### Excerpted records

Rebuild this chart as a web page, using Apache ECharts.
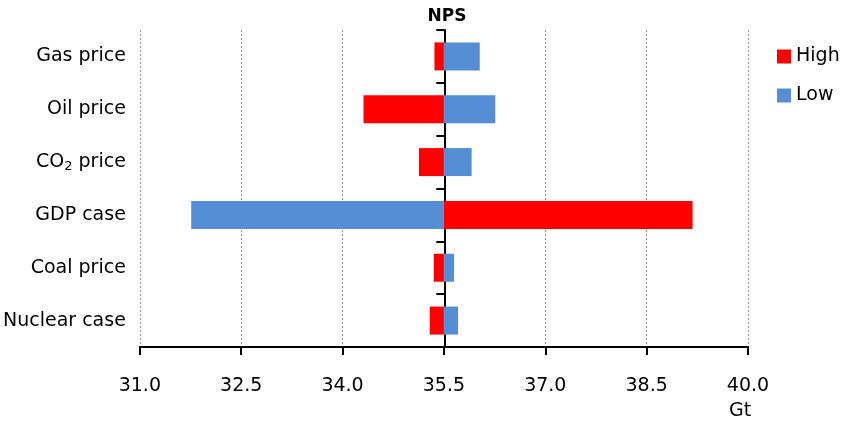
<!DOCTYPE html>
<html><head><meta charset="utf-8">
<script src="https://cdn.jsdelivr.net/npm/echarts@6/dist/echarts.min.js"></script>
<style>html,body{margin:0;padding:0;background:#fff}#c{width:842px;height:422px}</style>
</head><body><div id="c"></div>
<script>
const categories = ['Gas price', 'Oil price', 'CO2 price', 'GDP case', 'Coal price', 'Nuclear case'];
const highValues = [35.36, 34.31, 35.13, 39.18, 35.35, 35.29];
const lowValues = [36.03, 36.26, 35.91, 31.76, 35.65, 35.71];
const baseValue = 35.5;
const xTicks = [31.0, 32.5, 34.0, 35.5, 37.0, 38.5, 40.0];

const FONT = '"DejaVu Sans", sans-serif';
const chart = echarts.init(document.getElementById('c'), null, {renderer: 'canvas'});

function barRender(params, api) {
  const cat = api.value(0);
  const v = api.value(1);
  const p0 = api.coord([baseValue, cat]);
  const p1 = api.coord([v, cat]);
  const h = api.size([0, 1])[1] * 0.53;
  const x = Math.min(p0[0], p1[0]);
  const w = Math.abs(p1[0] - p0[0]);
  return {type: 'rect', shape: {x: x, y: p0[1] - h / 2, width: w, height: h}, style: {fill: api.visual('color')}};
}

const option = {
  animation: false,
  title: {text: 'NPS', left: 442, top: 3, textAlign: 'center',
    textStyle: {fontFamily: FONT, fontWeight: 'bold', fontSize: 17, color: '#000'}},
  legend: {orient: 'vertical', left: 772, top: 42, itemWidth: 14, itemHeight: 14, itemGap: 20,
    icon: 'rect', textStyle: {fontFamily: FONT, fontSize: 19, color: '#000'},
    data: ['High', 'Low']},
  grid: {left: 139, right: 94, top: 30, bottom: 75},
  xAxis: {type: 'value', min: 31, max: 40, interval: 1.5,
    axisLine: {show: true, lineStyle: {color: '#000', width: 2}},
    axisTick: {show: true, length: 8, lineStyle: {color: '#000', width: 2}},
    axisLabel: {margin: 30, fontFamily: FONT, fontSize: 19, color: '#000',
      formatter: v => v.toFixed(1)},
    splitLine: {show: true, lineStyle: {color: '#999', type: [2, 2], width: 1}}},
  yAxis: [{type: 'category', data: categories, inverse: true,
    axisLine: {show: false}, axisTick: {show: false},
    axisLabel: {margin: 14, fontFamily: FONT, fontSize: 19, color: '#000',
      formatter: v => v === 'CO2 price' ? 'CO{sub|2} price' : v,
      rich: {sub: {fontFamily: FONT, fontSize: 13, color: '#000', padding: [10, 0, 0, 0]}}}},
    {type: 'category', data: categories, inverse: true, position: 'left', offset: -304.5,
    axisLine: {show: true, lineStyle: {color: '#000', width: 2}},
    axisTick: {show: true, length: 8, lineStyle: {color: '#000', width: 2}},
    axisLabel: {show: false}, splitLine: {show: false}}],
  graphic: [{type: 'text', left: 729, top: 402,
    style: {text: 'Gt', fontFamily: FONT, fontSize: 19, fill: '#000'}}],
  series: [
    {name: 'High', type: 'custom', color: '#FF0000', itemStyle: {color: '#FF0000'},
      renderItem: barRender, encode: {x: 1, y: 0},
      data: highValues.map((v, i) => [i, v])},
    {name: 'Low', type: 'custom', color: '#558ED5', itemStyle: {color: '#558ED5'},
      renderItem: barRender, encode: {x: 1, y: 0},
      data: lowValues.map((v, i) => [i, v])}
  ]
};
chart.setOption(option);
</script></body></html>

* * *

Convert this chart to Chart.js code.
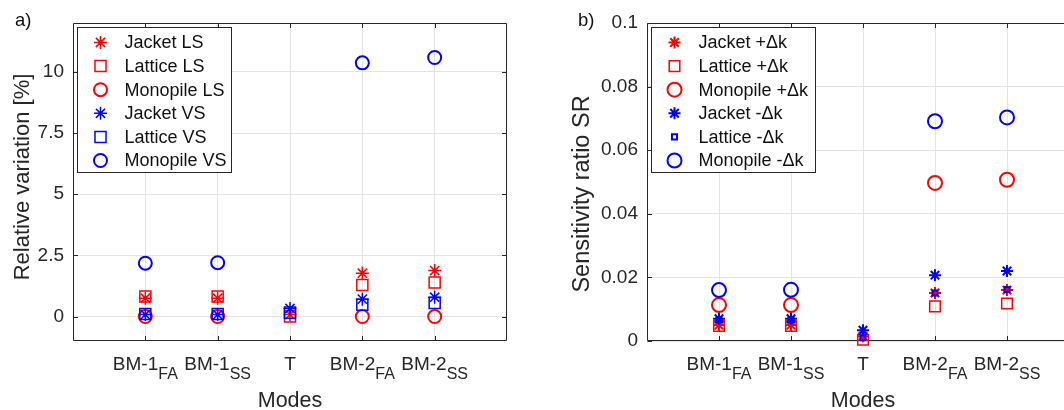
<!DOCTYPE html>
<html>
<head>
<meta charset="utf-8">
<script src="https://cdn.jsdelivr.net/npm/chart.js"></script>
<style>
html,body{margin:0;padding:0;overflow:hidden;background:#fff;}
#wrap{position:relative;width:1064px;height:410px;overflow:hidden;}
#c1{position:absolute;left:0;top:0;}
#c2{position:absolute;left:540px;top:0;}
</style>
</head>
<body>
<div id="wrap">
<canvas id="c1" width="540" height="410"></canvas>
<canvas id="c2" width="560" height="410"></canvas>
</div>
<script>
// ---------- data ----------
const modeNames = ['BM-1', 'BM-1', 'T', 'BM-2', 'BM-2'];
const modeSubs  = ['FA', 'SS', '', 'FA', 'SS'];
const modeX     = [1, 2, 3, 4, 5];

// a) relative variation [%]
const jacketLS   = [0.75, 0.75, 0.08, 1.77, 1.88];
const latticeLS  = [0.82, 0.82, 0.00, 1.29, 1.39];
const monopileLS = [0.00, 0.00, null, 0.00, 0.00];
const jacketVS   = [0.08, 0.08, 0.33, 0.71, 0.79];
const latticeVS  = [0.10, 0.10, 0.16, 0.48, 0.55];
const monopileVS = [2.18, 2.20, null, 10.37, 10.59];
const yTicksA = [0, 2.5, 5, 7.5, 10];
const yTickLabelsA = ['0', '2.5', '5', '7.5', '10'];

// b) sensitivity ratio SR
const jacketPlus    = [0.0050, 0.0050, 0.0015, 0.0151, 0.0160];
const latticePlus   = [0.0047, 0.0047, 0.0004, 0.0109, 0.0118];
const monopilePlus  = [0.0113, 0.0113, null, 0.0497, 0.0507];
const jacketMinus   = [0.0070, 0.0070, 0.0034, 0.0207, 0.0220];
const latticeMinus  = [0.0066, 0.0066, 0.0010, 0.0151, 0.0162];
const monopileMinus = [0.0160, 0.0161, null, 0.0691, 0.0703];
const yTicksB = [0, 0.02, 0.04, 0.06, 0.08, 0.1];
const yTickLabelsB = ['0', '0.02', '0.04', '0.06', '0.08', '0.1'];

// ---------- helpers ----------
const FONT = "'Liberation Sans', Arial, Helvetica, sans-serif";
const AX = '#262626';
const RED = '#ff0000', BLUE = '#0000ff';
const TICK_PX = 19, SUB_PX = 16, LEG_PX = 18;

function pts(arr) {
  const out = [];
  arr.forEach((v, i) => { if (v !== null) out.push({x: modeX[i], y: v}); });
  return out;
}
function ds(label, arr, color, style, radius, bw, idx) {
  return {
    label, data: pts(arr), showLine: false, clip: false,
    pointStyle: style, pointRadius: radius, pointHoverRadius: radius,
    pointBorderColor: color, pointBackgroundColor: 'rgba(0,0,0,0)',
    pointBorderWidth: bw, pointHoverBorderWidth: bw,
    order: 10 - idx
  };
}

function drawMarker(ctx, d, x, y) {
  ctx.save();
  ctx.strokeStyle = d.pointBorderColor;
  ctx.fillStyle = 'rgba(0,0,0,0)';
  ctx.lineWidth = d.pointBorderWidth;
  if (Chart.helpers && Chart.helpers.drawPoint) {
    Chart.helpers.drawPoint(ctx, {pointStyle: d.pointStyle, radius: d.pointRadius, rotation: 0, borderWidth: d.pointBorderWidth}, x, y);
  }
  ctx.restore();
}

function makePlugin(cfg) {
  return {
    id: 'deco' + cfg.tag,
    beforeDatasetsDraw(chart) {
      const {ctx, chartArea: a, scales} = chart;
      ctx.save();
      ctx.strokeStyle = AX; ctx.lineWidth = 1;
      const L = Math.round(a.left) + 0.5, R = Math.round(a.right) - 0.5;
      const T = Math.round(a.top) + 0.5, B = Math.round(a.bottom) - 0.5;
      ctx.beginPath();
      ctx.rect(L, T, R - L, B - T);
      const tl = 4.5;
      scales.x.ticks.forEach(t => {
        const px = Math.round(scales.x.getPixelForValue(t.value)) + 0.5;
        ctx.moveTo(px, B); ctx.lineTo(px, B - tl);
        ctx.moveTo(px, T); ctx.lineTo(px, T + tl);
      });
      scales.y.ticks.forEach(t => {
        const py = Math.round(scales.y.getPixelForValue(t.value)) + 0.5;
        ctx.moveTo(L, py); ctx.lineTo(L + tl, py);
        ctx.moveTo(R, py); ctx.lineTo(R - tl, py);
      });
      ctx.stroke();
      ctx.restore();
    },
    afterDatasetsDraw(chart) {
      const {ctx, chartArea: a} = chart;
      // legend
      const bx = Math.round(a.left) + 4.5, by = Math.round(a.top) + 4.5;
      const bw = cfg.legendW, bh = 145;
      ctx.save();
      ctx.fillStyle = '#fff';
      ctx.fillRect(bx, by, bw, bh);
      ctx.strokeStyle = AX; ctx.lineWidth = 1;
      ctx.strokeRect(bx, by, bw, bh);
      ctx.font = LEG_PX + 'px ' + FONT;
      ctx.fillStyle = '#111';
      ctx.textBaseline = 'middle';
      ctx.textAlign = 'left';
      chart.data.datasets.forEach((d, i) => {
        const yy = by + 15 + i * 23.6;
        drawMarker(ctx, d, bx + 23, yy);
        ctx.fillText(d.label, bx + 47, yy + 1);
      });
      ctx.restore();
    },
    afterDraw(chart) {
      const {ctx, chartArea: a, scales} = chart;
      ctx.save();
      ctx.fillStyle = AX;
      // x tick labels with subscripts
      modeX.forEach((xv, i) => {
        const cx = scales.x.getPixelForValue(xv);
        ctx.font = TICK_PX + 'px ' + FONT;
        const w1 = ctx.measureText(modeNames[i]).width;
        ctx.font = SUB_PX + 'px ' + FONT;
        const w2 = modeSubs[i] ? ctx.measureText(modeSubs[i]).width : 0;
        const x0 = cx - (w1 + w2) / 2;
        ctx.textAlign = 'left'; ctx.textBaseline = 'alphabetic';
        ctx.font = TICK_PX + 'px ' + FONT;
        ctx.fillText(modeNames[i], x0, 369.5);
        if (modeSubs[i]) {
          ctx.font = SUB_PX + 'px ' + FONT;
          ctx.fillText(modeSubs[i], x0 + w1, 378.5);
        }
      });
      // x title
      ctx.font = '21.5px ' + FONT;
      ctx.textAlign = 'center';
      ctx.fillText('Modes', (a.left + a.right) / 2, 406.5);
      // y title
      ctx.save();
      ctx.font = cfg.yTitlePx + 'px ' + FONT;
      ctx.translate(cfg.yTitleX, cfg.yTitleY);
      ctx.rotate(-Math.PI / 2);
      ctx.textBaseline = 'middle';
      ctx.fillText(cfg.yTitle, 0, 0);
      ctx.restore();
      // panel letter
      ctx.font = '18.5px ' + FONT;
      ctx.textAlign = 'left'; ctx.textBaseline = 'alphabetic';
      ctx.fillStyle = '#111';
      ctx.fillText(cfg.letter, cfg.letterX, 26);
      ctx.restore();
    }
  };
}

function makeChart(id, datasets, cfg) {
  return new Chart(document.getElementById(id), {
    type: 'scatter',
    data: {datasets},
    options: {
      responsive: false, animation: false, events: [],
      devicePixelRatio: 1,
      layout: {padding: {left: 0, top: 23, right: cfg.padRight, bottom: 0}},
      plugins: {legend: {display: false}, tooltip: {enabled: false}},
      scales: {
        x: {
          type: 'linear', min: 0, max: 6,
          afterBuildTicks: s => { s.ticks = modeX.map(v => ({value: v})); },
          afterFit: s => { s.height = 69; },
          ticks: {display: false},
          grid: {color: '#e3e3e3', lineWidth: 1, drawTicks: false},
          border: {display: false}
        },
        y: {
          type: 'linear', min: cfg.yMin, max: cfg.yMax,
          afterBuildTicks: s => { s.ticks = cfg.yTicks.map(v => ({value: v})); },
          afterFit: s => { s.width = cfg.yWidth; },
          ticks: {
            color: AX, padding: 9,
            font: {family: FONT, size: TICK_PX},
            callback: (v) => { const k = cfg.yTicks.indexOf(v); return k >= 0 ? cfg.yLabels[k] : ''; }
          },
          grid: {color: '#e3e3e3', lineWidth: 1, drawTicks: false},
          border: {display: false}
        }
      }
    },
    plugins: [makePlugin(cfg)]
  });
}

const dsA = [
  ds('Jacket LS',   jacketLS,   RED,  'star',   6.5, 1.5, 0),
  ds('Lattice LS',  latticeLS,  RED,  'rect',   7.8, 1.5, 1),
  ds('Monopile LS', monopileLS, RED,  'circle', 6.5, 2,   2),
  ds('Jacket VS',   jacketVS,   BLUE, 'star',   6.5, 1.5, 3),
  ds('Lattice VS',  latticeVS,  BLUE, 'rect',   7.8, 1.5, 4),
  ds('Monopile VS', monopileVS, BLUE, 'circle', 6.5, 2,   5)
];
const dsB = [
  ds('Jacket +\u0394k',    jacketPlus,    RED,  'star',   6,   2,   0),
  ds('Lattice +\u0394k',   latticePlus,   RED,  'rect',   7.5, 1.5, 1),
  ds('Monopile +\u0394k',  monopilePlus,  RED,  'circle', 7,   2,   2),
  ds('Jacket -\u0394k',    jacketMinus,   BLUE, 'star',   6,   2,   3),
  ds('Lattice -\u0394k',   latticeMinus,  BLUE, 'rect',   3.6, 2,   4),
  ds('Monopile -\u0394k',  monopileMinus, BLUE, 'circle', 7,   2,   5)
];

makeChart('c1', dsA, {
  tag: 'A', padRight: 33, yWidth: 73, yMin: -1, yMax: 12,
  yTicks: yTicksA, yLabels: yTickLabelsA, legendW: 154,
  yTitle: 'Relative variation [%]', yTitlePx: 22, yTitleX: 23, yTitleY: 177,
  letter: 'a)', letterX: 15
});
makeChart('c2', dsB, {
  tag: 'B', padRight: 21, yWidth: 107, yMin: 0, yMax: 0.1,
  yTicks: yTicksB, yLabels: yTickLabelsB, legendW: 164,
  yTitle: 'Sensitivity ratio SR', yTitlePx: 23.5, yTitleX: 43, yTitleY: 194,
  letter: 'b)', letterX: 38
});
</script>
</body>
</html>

### What the exercise asks
Search the lines above for the string "this" and copy each line that has it.

### Reply to the task
Rebuild this chart as a web page, using Apache ECharts.
Convert this chart to Chart.js code.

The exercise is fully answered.